#### Data section

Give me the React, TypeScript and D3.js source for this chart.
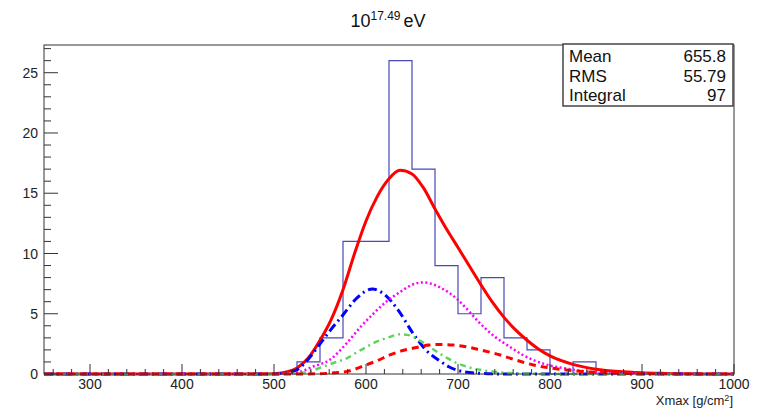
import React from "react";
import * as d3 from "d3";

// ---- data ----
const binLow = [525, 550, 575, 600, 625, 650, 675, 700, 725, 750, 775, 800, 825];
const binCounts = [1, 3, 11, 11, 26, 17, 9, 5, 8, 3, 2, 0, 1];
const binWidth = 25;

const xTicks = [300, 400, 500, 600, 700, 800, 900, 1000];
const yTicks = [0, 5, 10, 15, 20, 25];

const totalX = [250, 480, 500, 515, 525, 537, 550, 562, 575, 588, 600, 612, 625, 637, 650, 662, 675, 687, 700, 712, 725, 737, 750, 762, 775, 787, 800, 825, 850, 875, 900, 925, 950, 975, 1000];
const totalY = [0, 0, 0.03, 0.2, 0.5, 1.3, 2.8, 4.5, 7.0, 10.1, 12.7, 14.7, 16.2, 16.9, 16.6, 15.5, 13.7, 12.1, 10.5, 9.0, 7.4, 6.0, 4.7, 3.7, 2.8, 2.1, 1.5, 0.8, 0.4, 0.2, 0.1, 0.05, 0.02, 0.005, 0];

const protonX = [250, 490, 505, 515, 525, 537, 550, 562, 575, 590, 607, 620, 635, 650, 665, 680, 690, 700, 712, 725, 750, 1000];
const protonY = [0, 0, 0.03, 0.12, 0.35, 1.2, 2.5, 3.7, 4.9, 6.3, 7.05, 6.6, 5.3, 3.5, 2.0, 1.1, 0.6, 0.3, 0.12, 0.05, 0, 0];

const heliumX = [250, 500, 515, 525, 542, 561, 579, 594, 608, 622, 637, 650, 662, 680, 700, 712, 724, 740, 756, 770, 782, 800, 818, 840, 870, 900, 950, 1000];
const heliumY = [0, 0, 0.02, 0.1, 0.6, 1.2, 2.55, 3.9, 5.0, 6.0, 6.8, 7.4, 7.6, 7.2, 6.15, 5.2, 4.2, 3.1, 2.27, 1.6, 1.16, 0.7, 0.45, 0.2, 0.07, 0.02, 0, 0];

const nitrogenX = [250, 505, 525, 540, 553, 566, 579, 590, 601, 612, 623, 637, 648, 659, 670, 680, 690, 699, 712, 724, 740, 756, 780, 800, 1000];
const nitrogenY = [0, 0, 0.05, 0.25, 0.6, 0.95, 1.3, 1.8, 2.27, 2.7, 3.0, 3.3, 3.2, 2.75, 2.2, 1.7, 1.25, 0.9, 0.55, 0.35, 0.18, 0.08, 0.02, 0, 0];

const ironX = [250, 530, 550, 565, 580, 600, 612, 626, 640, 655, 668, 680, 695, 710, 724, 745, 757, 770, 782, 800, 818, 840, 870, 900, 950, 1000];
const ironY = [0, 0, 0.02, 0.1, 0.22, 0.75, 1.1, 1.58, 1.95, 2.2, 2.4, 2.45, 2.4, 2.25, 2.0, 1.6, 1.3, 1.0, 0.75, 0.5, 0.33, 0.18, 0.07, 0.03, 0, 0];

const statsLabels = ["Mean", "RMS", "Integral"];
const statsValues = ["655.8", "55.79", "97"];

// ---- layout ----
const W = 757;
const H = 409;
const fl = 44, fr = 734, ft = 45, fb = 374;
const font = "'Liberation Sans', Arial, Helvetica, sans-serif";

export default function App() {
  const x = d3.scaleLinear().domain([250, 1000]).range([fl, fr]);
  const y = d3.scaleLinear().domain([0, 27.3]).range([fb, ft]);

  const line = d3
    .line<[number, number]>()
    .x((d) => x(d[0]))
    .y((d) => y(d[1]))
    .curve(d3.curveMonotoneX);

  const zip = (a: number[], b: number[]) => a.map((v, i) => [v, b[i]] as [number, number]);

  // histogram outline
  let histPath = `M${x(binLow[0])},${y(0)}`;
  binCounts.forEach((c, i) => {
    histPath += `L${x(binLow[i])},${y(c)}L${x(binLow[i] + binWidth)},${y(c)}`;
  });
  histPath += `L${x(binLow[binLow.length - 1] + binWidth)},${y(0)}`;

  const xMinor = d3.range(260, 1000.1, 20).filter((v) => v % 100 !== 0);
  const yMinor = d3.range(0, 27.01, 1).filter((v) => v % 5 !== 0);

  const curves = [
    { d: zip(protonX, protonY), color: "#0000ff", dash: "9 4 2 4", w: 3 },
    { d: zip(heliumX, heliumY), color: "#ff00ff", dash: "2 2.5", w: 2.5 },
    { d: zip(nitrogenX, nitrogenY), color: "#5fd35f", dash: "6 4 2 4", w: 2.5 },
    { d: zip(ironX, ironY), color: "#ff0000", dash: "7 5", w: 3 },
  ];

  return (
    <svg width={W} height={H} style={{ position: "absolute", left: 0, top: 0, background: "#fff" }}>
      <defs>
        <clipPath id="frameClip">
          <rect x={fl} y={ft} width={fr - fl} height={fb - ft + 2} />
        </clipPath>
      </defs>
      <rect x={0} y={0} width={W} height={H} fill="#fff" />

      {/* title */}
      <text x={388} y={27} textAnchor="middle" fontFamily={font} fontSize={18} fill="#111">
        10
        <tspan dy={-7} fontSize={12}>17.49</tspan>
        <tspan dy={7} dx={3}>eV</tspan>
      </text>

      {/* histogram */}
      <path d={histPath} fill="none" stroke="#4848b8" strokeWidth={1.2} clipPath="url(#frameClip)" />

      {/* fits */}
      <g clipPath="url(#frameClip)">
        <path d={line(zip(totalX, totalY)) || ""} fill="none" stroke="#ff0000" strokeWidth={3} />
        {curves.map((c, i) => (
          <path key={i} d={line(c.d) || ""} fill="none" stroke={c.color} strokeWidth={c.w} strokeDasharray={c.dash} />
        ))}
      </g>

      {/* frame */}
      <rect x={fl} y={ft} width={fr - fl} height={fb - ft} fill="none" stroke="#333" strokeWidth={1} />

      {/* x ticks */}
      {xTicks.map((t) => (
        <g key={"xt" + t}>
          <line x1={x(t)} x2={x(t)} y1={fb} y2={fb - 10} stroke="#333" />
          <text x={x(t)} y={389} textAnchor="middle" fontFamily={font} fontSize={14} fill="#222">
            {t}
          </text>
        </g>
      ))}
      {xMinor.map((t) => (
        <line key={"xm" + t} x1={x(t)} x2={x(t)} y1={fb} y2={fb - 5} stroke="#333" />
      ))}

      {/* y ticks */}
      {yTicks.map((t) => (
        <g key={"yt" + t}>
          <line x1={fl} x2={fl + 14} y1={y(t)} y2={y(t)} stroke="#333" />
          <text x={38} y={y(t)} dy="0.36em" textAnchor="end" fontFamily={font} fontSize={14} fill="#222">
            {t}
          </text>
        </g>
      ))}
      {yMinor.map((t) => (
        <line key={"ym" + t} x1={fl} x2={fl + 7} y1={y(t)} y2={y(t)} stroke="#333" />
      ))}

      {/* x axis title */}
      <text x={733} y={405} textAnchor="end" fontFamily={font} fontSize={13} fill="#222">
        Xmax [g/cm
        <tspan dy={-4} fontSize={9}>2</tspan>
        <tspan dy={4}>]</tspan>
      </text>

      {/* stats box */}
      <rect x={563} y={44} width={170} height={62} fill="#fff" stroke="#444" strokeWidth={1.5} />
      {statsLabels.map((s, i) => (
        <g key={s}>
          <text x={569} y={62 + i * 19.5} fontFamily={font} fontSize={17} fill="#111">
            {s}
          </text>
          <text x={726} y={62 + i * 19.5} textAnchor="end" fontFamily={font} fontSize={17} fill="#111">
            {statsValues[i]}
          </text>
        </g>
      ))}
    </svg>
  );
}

########

Task to complete: Replicate the material above verbatim; images stay out of the copy.

Result of this task:
Give me the React, TypeScript and D3.js source for this chart.
import React from "react";
import * as d3 from "d3";

// ---- data ----
const binLow = [525, 550, 575, 600, 625, 650, 675, 700, 725, 750, 775, 800, 825];
const binCounts = [1, 3, 11, 11, 26, 17, 9, 5, 8, 3, 2, 0, 1];
const binWidth = 25;

const xTicks = [300, 400, 500, 600, 700, 800, 900, 1000];
const yTicks = [0, 5, 10, 15, 20, 25];

const totalX = [250, 480, 500, 515, 525, 537, 550, 562, 575, 588, 600, 612, 625, 637, 650, 662, 675, 687, 700, 712, 725, 737, 750, 762, 775, 787, 800, 825, 850, 875, 900, 925, 950, 975, 1000];
const totalY = [0, 0, 0.03, 0.2, 0.5, 1.3, 2.8, 4.5, 7.0, 10.1, 12.7, 14.7, 16.2, 16.9, 16.6, 15.5, 13.7, 12.1, 10.5, 9.0, 7.4, 6.0, 4.7, 3.7, 2.8, 2.1, 1.5, 0.8, 0.4, 0.2, 0.1, 0.05, 0.02, 0.005, 0];

const protonX = [250, 490, 505, 515, 525, 537, 550, 562, 575, 590, 607, 620, 635, 650, 665, 680, 690, 700, 712, 725, 750, 1000];
const protonY = [0, 0, 0.03, 0.12, 0.35, 1.2, 2.5, 3.7, 4.9, 6.3, 7.05, 6.6, 5.3, 3.5, 2.0, 1.1, 0.6, 0.3, 0.12, 0.05, 0, 0];

const heliumX = [250, 500, 515, 525, 542, 561, 579, 594, 608, 622, 637, 650, 662, 680, 700, 712, 724, 740, 756, 770, 782, 800, 818, 840, 870, 900, 950, 1000];
const heliumY = [0, 0, 0.02, 0.1, 0.6, 1.2, 2.55, 3.9, 5.0, 6.0, 6.8, 7.4, 7.6, 7.2, 6.15, 5.2, 4.2, 3.1, 2.27, 1.6, 1.16, 0.7, 0.45, 0.2, 0.07, 0.02, 0, 0];

const nitrogenX = [250, 505, 525, 540, 553, 566, 579, 590, 601, 612, 623, 637, 648, 659, 670, 680, 690, 699, 712, 724, 740, 756, 780, 800, 1000];
const nitrogenY = [0, 0, 0.05, 0.25, 0.6, 0.95, 1.3, 1.8, 2.27, 2.7, 3.0, 3.3, 3.2, 2.75, 2.2, 1.7, 1.25, 0.9, 0.55, 0.35, 0.18, 0.08, 0.02, 0, 0];

const ironX = [250, 530, 550, 565, 580, 600, 612, 626, 640, 655, 668, 680, 695, 710, 724, 745, 757, 770, 782, 800, 818, 840, 870, 900, 950, 1000];
const ironY = [0, 0, 0.02, 0.1, 0.22, 0.75, 1.1, 1.58, 1.95, 2.2, 2.4, 2.45, 2.4, 2.25, 2.0, 1.6, 1.3, 1.0, 0.75, 0.5, 0.33, 0.18, 0.07, 0.03, 0, 0];

const statsLabels = ["Mean", "RMS", "Integral"];
const statsValues = ["655.8", "55.79", "97"];

// ---- layout ----
const W = 757;
const H = 409;
const fl = 44, fr = 734, ft = 45, fb = 374;
const font = "'Liberation Sans', Arial, Helvetica, sans-serif";

export default function App() {
  const x = d3.scaleLinear().domain([250, 1000]).range([fl, fr]);
  const y = d3.scaleLinear().domain([0, 27.3]).range([fb, ft]);

  const line = d3
    .line<[number, number]>()
    .x((d) => x(d[0]))
    .y((d) => y(d[1]))
    .curve(d3.curveMonotoneX);

  const zip = (a: number[], b: number[]) => a.map((v, i) => [v, b[i]] as [number, number]);

  // histogram outline
  let histPath = `M${x(binLow[0])},${y(0)}`;
  binCounts.forEach((c, i) => {
    histPath += `L${x(binLow[i])},${y(c)}L${x(binLow[i] + binWidth)},${y(c)}`;
  });
  histPath += `L${x(binLow[binLow.length - 1] + binWidth)},${y(0)}`;

  const xMinor = d3.range(260, 1000.1, 20).filter((v) => v % 100 !== 0);
  const yMinor = d3.range(0, 27.01, 1).filter((v) => v % 5 !== 0);

  const curves = [
    { d: zip(protonX, protonY), color: "#0000ff", dash: "9 4 2 4", w: 3 },
    { d: zip(heliumX, heliumY), color: "#ff00ff", dash: "2 2.5", w: 2.5 },
    { d: zip(nitrogenX, nitrogenY), color: "#5fd35f", dash: "6 4 2 4", w: 2.5 },
    { d: zip(ironX, ironY), color: "#ff0000", dash: "7 5", w: 3 },
  ];

  return (
    <svg width={W} height={H} style={{ position: "absolute", left: 0, top: 0, background: "#fff" }}>
      <defs>
        <clipPath id="frameClip">
          <rect x={fl} y={ft} width={fr - fl} height={fb - ft + 2} />
        </clipPath>
      </defs>
      <rect x={0} y={0} width={W} height={H} fill="#fff" />

      {/* title */}
      <text x={388} y={27} textAnchor="middle" fontFamily={font} fontSize={18} fill="#111">
        10
        <tspan dy={-7} fontSize={12}>17.49</tspan>
        <tspan dy={7} dx={3}>eV</tspan>
      </text>

      {/* histogram */}
      <path d={histPath} fill="none" stroke="#4848b8" strokeWidth={1.2} clipPath="url(#frameClip)" />

      {/* fits */}
      <g clipPath="url(#frameClip)">
        <path d={line(zip(totalX, totalY)) || ""} fill="none" stroke="#ff0000" strokeWidth={3} />
        {curves.map((c, i) => (
          <path key={i} d={line(c.d) || ""} fill="none" stroke={c.color} strokeWidth={c.w} strokeDasharray={c.dash} />
        ))}
      </g>

      {/* frame */}
      <rect x={fl} y={ft} width={fr - fl} height={fb - ft} fill="none" stroke="#333" strokeWidth={1} />

      {/* x ticks */}
      {xTicks.map((t) => (
        <g key={"xt" + t}>
          <line x1={x(t)} x2={x(t)} y1={fb} y2={fb - 10} stroke="#333" />
          <text x={x(t)} y={389} textAnchor="middle" fontFamily={font} fontSize={14} fill="#222">
            {t}
          </text>
        </g>
      ))}
      {xMinor.map((t) => (
        <line key={"xm" + t} x1={x(t)} x2={x(t)} y1={fb} y2={fb - 5} stroke="#333" />
      ))}

      {/* y ticks */}
      {yTicks.map((t) => (
        <g key={"yt" + t}>
          <line x1={fl} x2={fl + 14} y1={y(t)} y2={y(t)} stroke="#333" />
          <text x={38} y={y(t)} dy="0.36em" textAnchor="end" fontFamily={font} fontSize={14} fill="#222">
            {t}
          </text>
        </g>
      ))}
      {yMinor.map((t) => (
        <line key={"ym" + t} x1={fl} x2={fl + 7} y1={y(t)} y2={y(t)} stroke="#333" />
      ))}

      {/* x axis title */}
      <text x={733} y={405} textAnchor="end" fontFamily={font} fontSize={13} fill="#222">
        Xmax [g/cm
        <tspan dy={-4} fontSize={9}>2</tspan>
        <tspan dy={4}>]</tspan>
      </text>

      {/* stats box */}
      <rect x={563} y={44} width={170} height={62} fill="#fff" stroke="#444" strokeWidth={1.5} />
      {statsLabels.map((s, i) => (
        <g key={s}>
          <text x={569} y={62 + i * 19.5} fontFamily={font} fontSize={17} fill="#111">
            {s}
          </text>
          <text x={726} y={62 + i * 19.5} textAnchor="end" fontFamily={font} fontSize={17} fill="#111">
            {statsValues[i]}
          </text>
        </g>
      ))}
    </svg>
  );
}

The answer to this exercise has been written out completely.